▶ TASK DETAILS
Give back an exact copy of the lines from the start of the material through the line bearing "7, 8, 9, 10];". Include both ends and nothing else.
-- Start of DATA SECTION --
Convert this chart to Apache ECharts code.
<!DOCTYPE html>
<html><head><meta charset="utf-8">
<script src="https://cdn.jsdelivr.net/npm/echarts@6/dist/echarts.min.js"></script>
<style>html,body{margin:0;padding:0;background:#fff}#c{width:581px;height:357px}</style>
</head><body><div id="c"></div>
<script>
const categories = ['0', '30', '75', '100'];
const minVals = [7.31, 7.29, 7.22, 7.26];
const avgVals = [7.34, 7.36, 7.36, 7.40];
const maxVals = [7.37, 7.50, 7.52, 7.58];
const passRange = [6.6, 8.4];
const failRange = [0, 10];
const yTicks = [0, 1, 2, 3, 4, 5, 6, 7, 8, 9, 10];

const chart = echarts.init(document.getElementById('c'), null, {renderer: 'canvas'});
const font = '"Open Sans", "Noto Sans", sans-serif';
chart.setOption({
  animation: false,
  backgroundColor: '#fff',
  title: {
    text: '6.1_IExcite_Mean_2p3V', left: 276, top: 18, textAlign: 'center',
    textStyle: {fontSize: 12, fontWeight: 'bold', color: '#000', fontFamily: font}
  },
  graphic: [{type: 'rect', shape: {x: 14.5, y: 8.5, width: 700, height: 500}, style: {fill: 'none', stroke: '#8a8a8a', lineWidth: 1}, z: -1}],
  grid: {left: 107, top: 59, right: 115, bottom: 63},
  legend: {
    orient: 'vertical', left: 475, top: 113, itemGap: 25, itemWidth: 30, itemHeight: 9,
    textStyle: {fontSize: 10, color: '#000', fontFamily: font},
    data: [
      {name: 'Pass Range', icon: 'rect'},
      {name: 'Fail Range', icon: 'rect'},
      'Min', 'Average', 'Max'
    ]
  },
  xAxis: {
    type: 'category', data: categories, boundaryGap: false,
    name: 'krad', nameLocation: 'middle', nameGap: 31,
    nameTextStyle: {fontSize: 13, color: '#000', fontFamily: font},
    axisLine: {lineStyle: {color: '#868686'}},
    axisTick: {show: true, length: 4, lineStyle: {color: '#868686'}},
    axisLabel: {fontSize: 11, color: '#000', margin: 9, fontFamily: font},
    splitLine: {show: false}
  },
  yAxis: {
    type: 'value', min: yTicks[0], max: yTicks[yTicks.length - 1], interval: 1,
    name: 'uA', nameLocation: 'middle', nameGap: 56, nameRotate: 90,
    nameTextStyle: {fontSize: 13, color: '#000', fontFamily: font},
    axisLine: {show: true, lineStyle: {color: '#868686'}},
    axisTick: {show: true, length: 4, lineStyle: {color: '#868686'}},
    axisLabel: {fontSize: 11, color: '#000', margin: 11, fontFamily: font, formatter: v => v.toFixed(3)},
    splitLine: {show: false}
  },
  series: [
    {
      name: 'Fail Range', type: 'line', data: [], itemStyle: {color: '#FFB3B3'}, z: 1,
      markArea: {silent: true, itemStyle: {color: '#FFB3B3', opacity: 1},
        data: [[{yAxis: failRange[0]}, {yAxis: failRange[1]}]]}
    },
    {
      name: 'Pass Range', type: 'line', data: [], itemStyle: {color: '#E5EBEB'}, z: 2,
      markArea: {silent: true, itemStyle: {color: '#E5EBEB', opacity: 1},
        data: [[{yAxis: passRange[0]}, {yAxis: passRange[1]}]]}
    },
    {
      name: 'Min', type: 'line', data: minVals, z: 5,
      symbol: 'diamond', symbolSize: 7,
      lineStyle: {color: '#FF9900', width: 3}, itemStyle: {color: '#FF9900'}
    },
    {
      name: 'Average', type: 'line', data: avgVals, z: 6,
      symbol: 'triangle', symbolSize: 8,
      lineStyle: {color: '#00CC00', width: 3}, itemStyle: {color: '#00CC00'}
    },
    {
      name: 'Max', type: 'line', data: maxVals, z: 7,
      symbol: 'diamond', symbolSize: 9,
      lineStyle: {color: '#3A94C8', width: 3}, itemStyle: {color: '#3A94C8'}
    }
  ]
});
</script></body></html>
-- End of DATA SECTION --
▶ REPLY TO THE TASK
Convert this chart to Apache ECharts code.
<!DOCTYPE html>
<html><head><meta charset="utf-8">
<script src="https://cdn.jsdelivr.net/npm/echarts@6/dist/echarts.min.js"></script>
<style>html,body{margin:0;padding:0;background:#fff}#c{width:581px;height:357px}</style>
</head><body><div id="c"></div>
<script>
const categories = ['0', '30', '75', '100'];
const minVals = [7.31, 7.29, 7.22, 7.26];
const avgVals = [7.34, 7.36, 7.36, 7.40];
const maxVals = [7.37, 7.50, 7.52, 7.58];
const passRange = [6.6, 8.4];
const failRange = [0, 10];
const yTicks = [0, 1, 2, 3, 4, 5, 6, 7, 8, 9, 10];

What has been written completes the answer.